According to Fader, AT&T could further use cognitive lock-in to its advantage. Instead of trying to entice customers into multi-year contracts, “why not lower [early contract] exit fees so you can show people that AT&T stands by the relationship?” Fader asks. “People don’t want to feel like they are being held hostage.” Some customers may leave if AT&T offered such a promotion, “but most would stay,” notes Fader. “AT&T would look like it is standing tall.”

Selling on Service

Now that AT&T and Verizon have similar phone line-ups, “they will have to compete on service, speeds, contract terms and price,” says David Hsu, a management professor at Wharton. “The category of smartphones is going to become more commoditized over the next couple of years.”

In many respects, wireless carriers are expected to resemble other industries with commodity products: There will be premium pricing for a short period, but no more than that. AT&T and Verizon “want brand loyalty, but want to avoid price competition,” which benefits customers more than it benefits the carriers, Hsu notes. Experts say that AT&T should resist the temptation to cut prices on devices and services to compete with Verizon; instead, they suggest that the company offer variations of its data and calling plans to entice consumers.

It is difficult, however, to pitch data speeds to consumers as a selling point.
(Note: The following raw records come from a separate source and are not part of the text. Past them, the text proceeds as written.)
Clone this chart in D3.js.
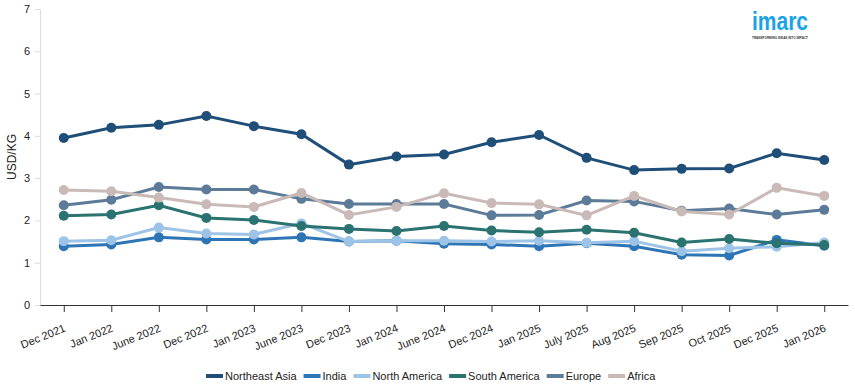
<!DOCTYPE html>
<html lang="en">
<head>
<meta charset="UTF-8">
<title>USD/KG prices by region</title>
<script src="https://d3js.org/d3.v7.min.js"></script>
<style>
    body { margin: 0; background: #fff; }
    svg { font-family: Arial, "Liberation Sans", sans-serif; }
</style>
</head>
<body>
<svg id="chart" width="855" height="390"></svg>
<script>
    // categories on the x axis
    var months = ['Dec 2021', 'Jan 2022', 'June 2022', 'Dec 2022', 'Jan 2023', 'June 2023',
        'Dec 2023', 'Jan 2024', 'June 2024', 'Dec 2024', 'Jan 2025', 'July 2025',
        'Aug 2025', 'Sep 2025', 'Oct 2025', 'Dec 2025', 'Jan 2026'];

    var northeastAsia = [3.95, 4.19, 4.26, 4.47, 4.23, 4.04, 3.32, 3.51, 3.56, 3.85, 4.02, 3.48, 3.19, 3.22, 3.23, 3.59, 3.43];
    var india = [1.39, 1.43, 1.60, 1.55, 1.55, 1.60, 1.50, 1.52, 1.45, 1.43, 1.39, 1.46, 1.39, 1.19, 1.17, 1.54, 1.40];
    var northAmerica = [1.51, 1.53, 1.83, 1.69, 1.67, 1.93, 1.50, 1.52, 1.52, 1.50, 1.52, 1.47, 1.51, 1.27, 1.34, 1.38, 1.48];
    var southAmerica = [2.11, 2.14, 2.36, 2.06, 2.01, 1.87, 1.80, 1.75, 1.87, 1.76, 1.72, 1.78, 1.71, 1.48, 1.56, 1.46, 1.42];
    var europe = [2.36, 2.49, 2.79, 2.73, 2.73, 2.51, 2.39, 2.39, 2.39, 2.12, 2.13, 2.47, 2.45, 2.23, 2.28, 2.14, 2.25];
    var africa = [2.72, 2.69, 2.54, 2.38, 2.32, 2.65, 2.13, 2.32, 2.64, 2.41, 2.38, 2.12, 2.58, 2.21, 2.14, 2.77, 2.58];

    var yTicks = [0, 1, 2, 3, 4, 5, 6, 7];

    var series = [
        { name: 'Northeast Asia', values: northeastAsia, color: '#1f4e79' },
        { name: 'India', values: india, color: '#2e75b6' },
        { name: 'North America', values: northAmerica, color: '#9dc3e6' },
        { name: 'South America', values: southAmerica, color: '#2a7370' },
        { name: 'Europe', values: europe, color: '#5b7b99' },
        { name: 'Africa', values: africa, color: '#c9bab8' }
    ];

    var margin = { top: 9, right: 7, bottom: 85, left: 40 },
        width = 855 - margin.left - margin.right,
        height = 390 - margin.top - margin.bottom;

    var svg = d3.select('#chart');
    var g = svg.append('g').attr('transform', 'translate(' + margin.left + ',' + margin.top + ')');

    var x = d3.scalePoint().domain(months).range([0, width]).padding(0.5);
    var y = d3.scaleLinear().domain([0, 7]).range([height, 0]);

    // y axis, light grey
    var yAxis = g.append('g')
        .call(d3.axisLeft(y).tickValues(yTicks).tickFormat(d3.format('d')).tickSize(5).tickPadding(5));
    yAxis.select('.domain').attr('stroke', '#dcdcdc');
    yAxis.selectAll('.tick line').attr('stroke', '#dcdcdc');
    yAxis.selectAll('text').attr('fill', '#222').style('font-size', '11px');

    // x axis, dark
    var xAxis = g.append('g')
        .attr('transform', 'translate(0,' + height + ')')
        .call(d3.axisBottom(x).tickSize(7).tickSizeOuter(0));
    xAxis.select('.domain').attr('stroke', '#333').attr('stroke-width', 1.2);
    xAxis.selectAll('.tick line').attr('stroke', '#333');
    xAxis.selectAll('text')
        .attr('fill', '#222')
        .style('font-size', '11px')
        .style('text-anchor', 'end')
        .attr('x', 0)
        .attr('y', 0)
        .attr('dy', 0)
        .attr('transform', 'translate(2,26) rotate(-22)');

    svg.append('text')
        .attr('transform', 'translate(16,' + (margin.top + height / 2) + ') rotate(-90)')
        .attr('text-anchor', 'middle')
        .style('font-size', '12px')
        .attr('fill', '#222')
        .text('USD/KG');

    var line = d3.line()
        .x(function (d, i) { return x(months[i]); })
        .y(function (d) { return y(d); });

    var lines = g.selectAll('g.series')
        .data(series)
        .join('g')
        .classed('series', true);

    lines.append('path')
        .attr('d', function (d) { return line(d.values); })
        .attr('fill', 'none')
        .attr('stroke', function (d) { return d.color; })
        .attr('stroke-width', 3);

    lines.selectAll('circle')
        .data(function (d) { return d.values.map(function (v, i) { return { v: v, i: i, color: d.color }; }); })
        .join('circle')
        .attr('cx', function (d) { return x(months[d.i]); })
        .attr('cy', function (d) { return y(d.v); })
        .attr('r', 5)
        .attr('fill', function (d) { return d.color; });

    // legend
    var legend = svg.append('g').attr('transform', 'translate(0,376)');
    var lx = 206;
    series.forEach(function (s) {
        var item = legend.append('g').attr('transform', 'translate(' + lx + ',0)');
        item.append('rect').attr('x', 0).attr('y', -2).attr('width', 17).attr('height', 4).attr('fill', s.color);
        var t = item.append('text')
            .attr('x', 19)
            .attr('y', 4)
            .style('font-size', '11px')
            .attr('fill', '#222')
            .text(s.name);
        lx += 19 + t.node().getComputedTextLength() + 7;
    });

    // logo
    var logo = svg.append('g').attr('transform', 'translate(752,0)');
    logo.append('text')
        .attr('x', 0).attr('y', 30)
        .style('font-size', '26px')
        .style('font-weight', 'bold')
        .attr('fill', '#1aa3e8')
        .attr('textLength', 56)
        .attr('lengthAdjust', 'spacingAndGlyphs')
        .text('imarc');
    logo.append('text')
        .attr('x', 0).attr('y', 39)
        .style('font-size', '4px')
        .style('font-weight', 'bold')
        .attr('fill', '#333')
        .attr('textLength', 56)
        .attr('lengthAdjust', 'spacingAndGlyphs')
        .text('TRANSFORMING IDEAS INTO IMPACT');
</script>
</body>
</html>
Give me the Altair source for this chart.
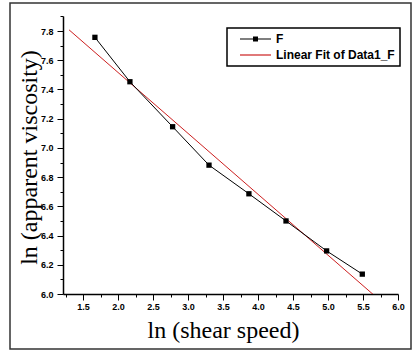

According to Faulhaber, Verizon’s talk about 4G services is not likely to be a big selling point, assuming the carrier and Apple work to make it available on the iPhone, and may have minimal impact on AT&T. “Companies haven’t figured out how to sell 4G. Verizon has had trouble selling [based on the idea of having] better coverage than AT&T.”

Who wins the game in the end? “The company with the best customer service,” Faulhaber says.